Gambling on the Green Transition

The EU’s market for carbon credits is still a market — and it’s plagued by fraud and speculation.


Since 2005, the European Union (EU) has been running the world’s largest experiment in emissions trading, a climate measure that attempts to put a price on carbon. Under the EU’s Emissions Trading System (ETS), polluters must cover their carbon emissions by purchasing allowances, whose value is set on an open market. The idea is that the market does not adequately punish or reward firms for externalities, such as the environmental effects of production, on its own. Under ETS, if a business wants to pollute, the requirement to buy allowances hurts its bottom line; if it becomes greener, it can sell its allowances for a profit. By gradually decreasing the supply of credits, the EU hopes to drive up their price, incentivizing firms to clean up their act.
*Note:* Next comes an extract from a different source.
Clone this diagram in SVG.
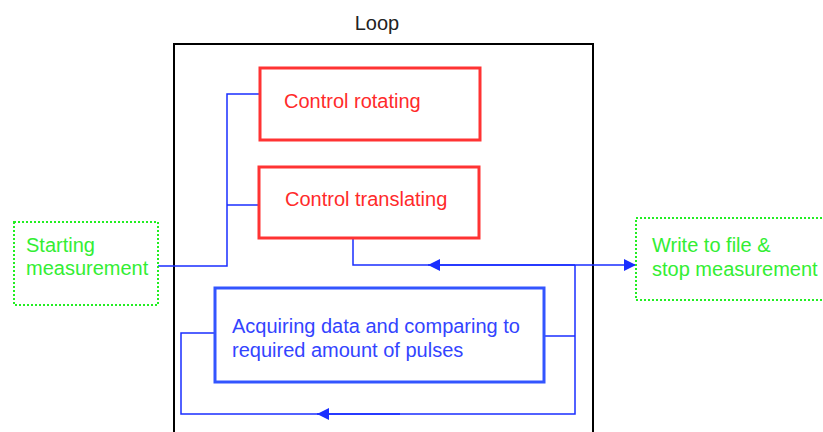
<svg xmlns="http://www.w3.org/2000/svg" width="823" height="432" viewBox="0 0 823 432">
  <style>
    text { font-family: "Liberation Sans", Arial, Helvetica, sans-serif; font-size: 20px; }
    .loop { fill: none; stroke: #000; stroke-width: 2; }
    .loop-label { fill: #222; }
    .red-box { fill: #fff; stroke: #ff3333; stroke-width: 3; }
    .red-text { fill: #ff2a2a; }
    .blue-box { fill: #fff; stroke: #3355ff; stroke-width: 3; }
    .blue-text { fill: #3344ff; }
    .ext-box { fill: #fff; stroke: #22ee22; stroke-width: 2; stroke-dasharray: 2 2; }
    .ext-text { fill: #33ee33; }
    .wire { fill: none; stroke: #1a2eff; stroke-width: 1.5; }
  </style>
  <defs>
    <marker id="arrowhead" viewBox="0 0 12 12" refX="12" refY="6" markerWidth="12" markerHeight="12" markerUnits="userSpaceOnUse" orient="auto">
      <path d="M0,0 L12,6 L0,12 Z" fill="#1a2eff"/>
    </marker>
  </defs>

  <!-- loop frame -->
  <g id="loop">
    <rect class="loop" x="174" y="44" width="419" height="400"/>
    <text class="loop-label" x="377" y="30" text-anchor="middle">Loop</text>
  </g>

  <!-- connectors -->
  <g id="connectors">
    <!-- start to both control blocks -->
    <polyline class="wire" points="158,266 227,266 227,94 260,94"/>
    <line class="wire" x1="227" y1="205" x2="259" y2="205"/>
    <!-- control translating out to the result box -->
    <polyline class="wire" points="353,238 353,265 636,265" marker-end="url(#arrowhead)"/>
    <line class="wire" x1="575" y1="265" x2="428" y2="265" marker-end="url(#arrowhead)"/>
    <!-- acquisition feedback loop -->
    <polyline class="wire" points="544,336 575,336"/>
    <polyline class="wire" points="575,265 575,414 181,414 181,333 215,333"/>
    <line class="wire" x1="400" y1="414" x2="317" y2="414" marker-end="url(#arrowhead)"/>
  </g>

  <g id="start">
    <rect class="ext-box" x="14" y="222" width="144" height="83"/>
    <text class="ext-text" x="26" y="252">Starting</text>
    <text class="ext-text" x="26" y="275">measurement</text>
  </g>

  <g id="control-rotating">
    <rect class="red-box" x="260" y="68" width="220" height="72"/>
    <text class="red-text" x="284" y="108">Control rotating</text>
  </g>

  <g id="control-translating">
    <rect class="red-box" x="259" y="167" width="220" height="71"/>
    <text class="red-text" x="285" y="206">Control translating</text>
  </g>

  <g id="acquire">
    <rect class="blue-box" x="215" y="288" width="329" height="94"/>
    <text class="blue-text" x="232" y="333">Acquiring data and comparing to</text>
    <text class="blue-text" x="232" y="357">required amount of pulses</text>
  </g>

  <g id="write">
    <rect class="ext-box" x="636" y="218" width="200" height="82"/>
    <text class="ext-text" x="652" y="252">Write to file &amp;</text>
    <text class="ext-text" x="652" y="276">stop measurement</text>
  </g>
</svg>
Yet the ETS has been easily manipulated by market actors. Scammers pocketed €5 billion off phony value-added tax reimbursements through the system early on, with Europol estimating that up to 90% of ETS transactions were fraudulent in some countries. For a decade, a loophole made it lucrative for non-EU firms to needlessly emit greenhouse gases just to eliminate them, claiming credits under the international Kyoto Protocol that could be sold on the European market. And European companies can still seize windfall profits by immediately dumping the allowances that the EU distributes for free each year, which are often in excess of their needs. These shady tactics cut against the market’s aims. At various points, sellers have pushed prices so low that they no longer discourage emissions enough to hit the EU’s decarbonization goals: in 2007, the price of carbon actually went to zero. Meanwhile the ETS has managed to reduce the EU’s total emissions by less than 2% a year.

But it’s not only grifters who are distorting the ETS market. After EU reforms increased prices and volatility in 2017, the number of hedge funds and investment banks trading European carbon allowances more than tripled. One financial analyst described the ETS as offering “wonderful volatility plays,” and recent estimates suggest that the majority of the market’s daily activity comes from speculators, many of whom are US-based traders.